A social vulnerability study of the urban heat island effect in Baltimore and St. Louis


Author/Creator ORCID




Towson University. Department of Geography and Environmental Planning


Citation of Original Publication




Extreme heat events (EHEs) are increasing in frequency, intensity, and duration with modern climate change. An urban heat island (UHI) is a phenomenon where built environments such as cities experience elevated temperatures compared to surrounding rural areas. The UHI effect exacerbates the consequences of EHEs, leaving those in cities generally more exposed to higher temperatures.
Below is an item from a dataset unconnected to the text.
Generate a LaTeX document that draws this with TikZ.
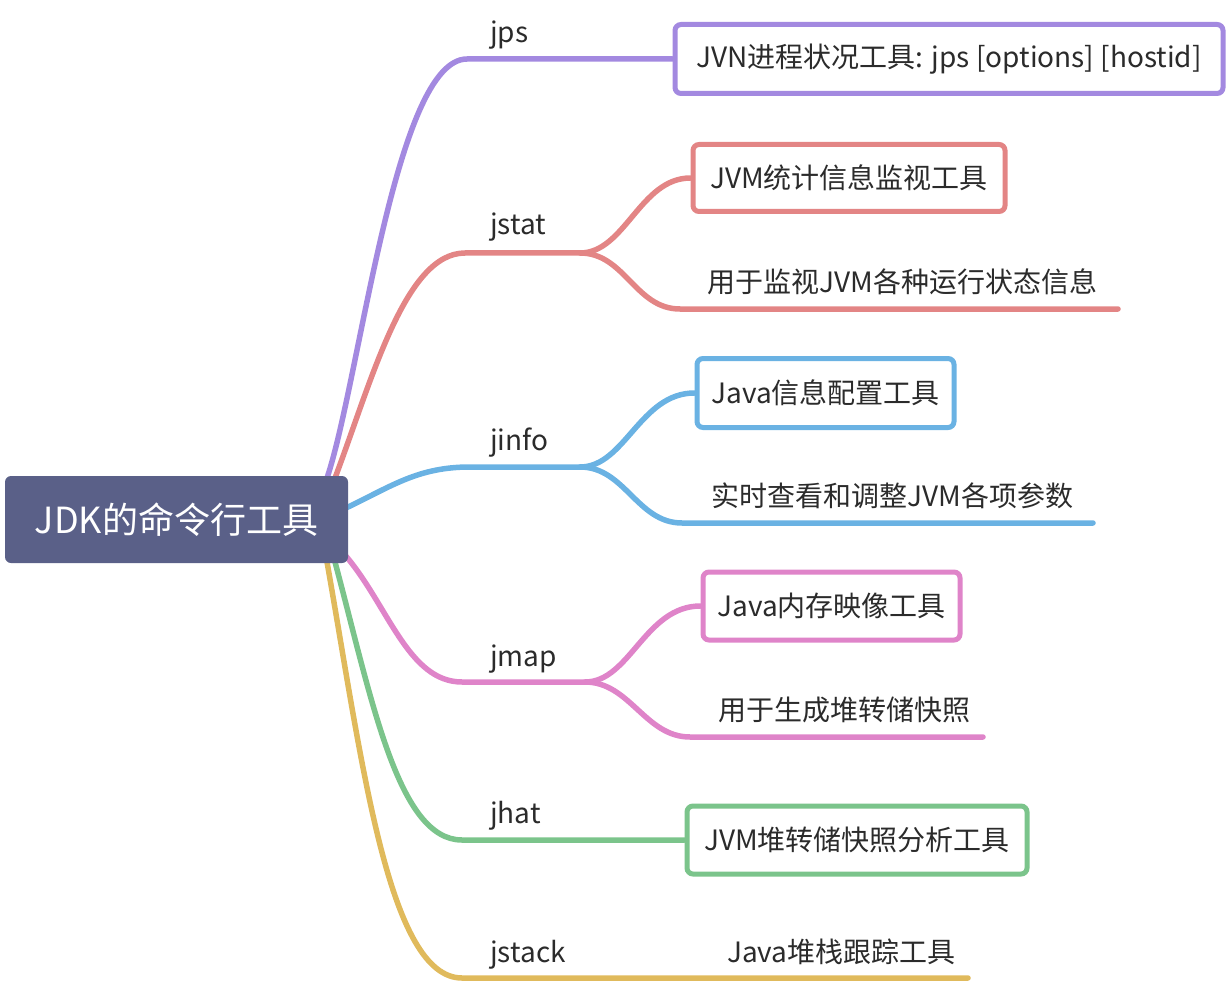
\documentclass[tikz,border=0pt]{standalone}
\usepackage{fontspec}
\setmainfont{Noto Sans CJK SC}
\usetikzlibrary{backgrounds}
\definecolor{cPur}{HTML}{A389E0}
\definecolor{cRed}{HTML}{E38585}
\definecolor{cBlu}{HTML}{6AB2E3}
\definecolor{cPnk}{HTML}{DF84C9}
\definecolor{cGrn}{HTML}{7BC48B}
\definecolor{cYel}{HTML}{E0BA5C}
\definecolor{cRoot}{HTML}{5A6088}
\definecolor{txt}{HTML}{2B2B2B}
\begin{document}
\begin{tikzpicture}[x=1pt,y=-1pt,
  br/.style={line width=5.5pt, line cap=round},
  bx/.style={draw, line width=5pt, rounded corners=6pt, fill=white, inner sep=0pt,
    font=\fontsize{28}{34}\selectfont, text=txt, anchor=west},
  lbl/.style={font=\fontsize{28}{34}\selectfont, text=txt, anchor=base west, inner sep=0pt},
  tx/.style={font=\fontsize{28}{34}\selectfont, text=txt, anchor=west, inner sep=0pt}]
\useasboundingbox (0,0) rectangle (1228,984);

% start points on the root
\coordinate (s1) at (327,478);
\coordinate (s2) at (335,478);
\coordinate (s3) at (346,508);
\coordinate (s4) at (345,555);
\coordinate (s5) at (335,562);
\coordinate (s6) at (327,562);
% junctions
\coordinate (j1) at (467,59);
\coordinate (j2) at (465,253);
\coordinate (j2b) at (580,253);
\coordinate (j3) at (470,467);
\coordinate (j3b) at (580,467);
\coordinate (j4) at (462,682);
\coordinate (j4b) at (585,682);
\coordinate (j5) at (462,840);
\coordinate (j6) at (462,978);
\coordinate (u2) at (680,309);
\coordinate (e2) at (1118,309);
\coordinate (u3) at (682,523);
\coordinate (e3) at (1093,523);
\coordinate (u4) at (690,737);
\coordinate (e4) at (983,737);
\coordinate (e6) at (968,978);

% boxes
\node[bx, draw=cPur, minimum width=548pt, minimum height=69pt] (b1) at (672.5,59) {JVN进程状况工具: jps [options] [hostid]};
\node[bx, draw=cRed, minimum width=312pt, minimum height=67pt] (b2) at (690.5,178) {JVM统计信息监视工具};
\node[bx, draw=cBlu, minimum width=257pt, minimum height=69pt] (b3) at (694.5,393) {Java信息配置工具};
\node[bx, draw=cPnk, minimum width=257pt, minimum height=68pt] (b4) at (700.5,606) {Java内存映像工具};
\node[bx, draw=cGrn, minimum width=340pt, minimum height=68pt] (b5) at (684.5,840) {JVM堆转储快照分析工具};

% root
\node[fill=cRoot, rounded corners=6pt, minimum width=343pt, minimum height=87pt, inner sep=0pt,
  text=white, font=\fontsize{36}{42}\selectfont] (root) at (176.5,519.5) {JDK的命令行工具};

% branches
\begin{scope}[on background layer]
\draw[br, cPur] (s1) .. controls (360,380) and (395,59) .. (j1) -- (b1.west);
\draw[br, cRed] (s2) .. controls (372,380) and (405,253) .. (j2) -- (j2b)
   .. controls (625,253) and (640,178) .. (b2.west);
\draw[br, cRed] (j2b) .. controls (625,253) and (635,309) .. (u2) -- (e2);
\draw[br, cBlu] (s3) .. controls (392,486) and (418,467) .. (j3) -- (j3b)
   .. controls (625,467) and (640,393) .. (b3.west);
\draw[br, cBlu] (j3b) .. controls (625,467) and (637,523) .. (u3) -- (e3);
\draw[br, cPnk] (s4) .. controls (388,605) and (408,682) .. (j4) -- (j4b)
   .. controls (630,682) and (645,606) .. (b4.west);
\draw[br, cPnk] (j4b) .. controls (630,682) and (645,737) .. (u4) -- (e4);
\draw[br, cGrn] (s5) .. controls (372,700) and (398,840) .. (j5) -- (b5.west);
\draw[br, cYel] (s6) .. controls (362,760) and (388,978) .. (j6) -- (e6);
\end{scope}

% labels
\node[lbl] (l1) at (490,43) {jps};
\node[lbl] (l2) at (490,235) {jstat};
\node[lbl] (l3) at (490,450) {jinfo};
\node[lbl] (l4) at (490,666) {jmap};
\node[lbl] (l5) at (490,823) {jhat};
\node[lbl] (l6) at (490,962) {jstack};

\node[tx] (t2) at (707,282) {用于监视JVM各种运行状态信息};
\node[tx] (t3) at (711,496) {实时查看和调整JVM各项参数};
\node[tx] (t4) at (718,710) {用于生成堆转储快照};
\node[tx] (t6) at (727,952) {Java堆栈跟踪工具};
\end{tikzpicture}
\end{document}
The intra-urban variability within cities, both in terms of the physical environment and demographic characteristics, can potentially leave some populations more vulnerable to EHEs. This research focuses on intra-urban vulnerability to EHEs in two cities, Baltimore and St. Louis. The study uses remote sensing and GIS methods to measure the UHI effect, correlates temperature with demographic variables by block group, creates a score measuring populations’ sensitivity to EHEs, and assesses vulnerability through a heat vulnerability index. Results indicate relationships between exposure and sensitivity and how they relate to the vulnerability within the cities. Overall, there is no ubiquitous pattern of vulnerability that can be found in both cities. The results could be utilized by planners or policymakers to target vulnerable areas and implement mitigation and adaptive strategies to cope with the effects of EHEs unique to each city.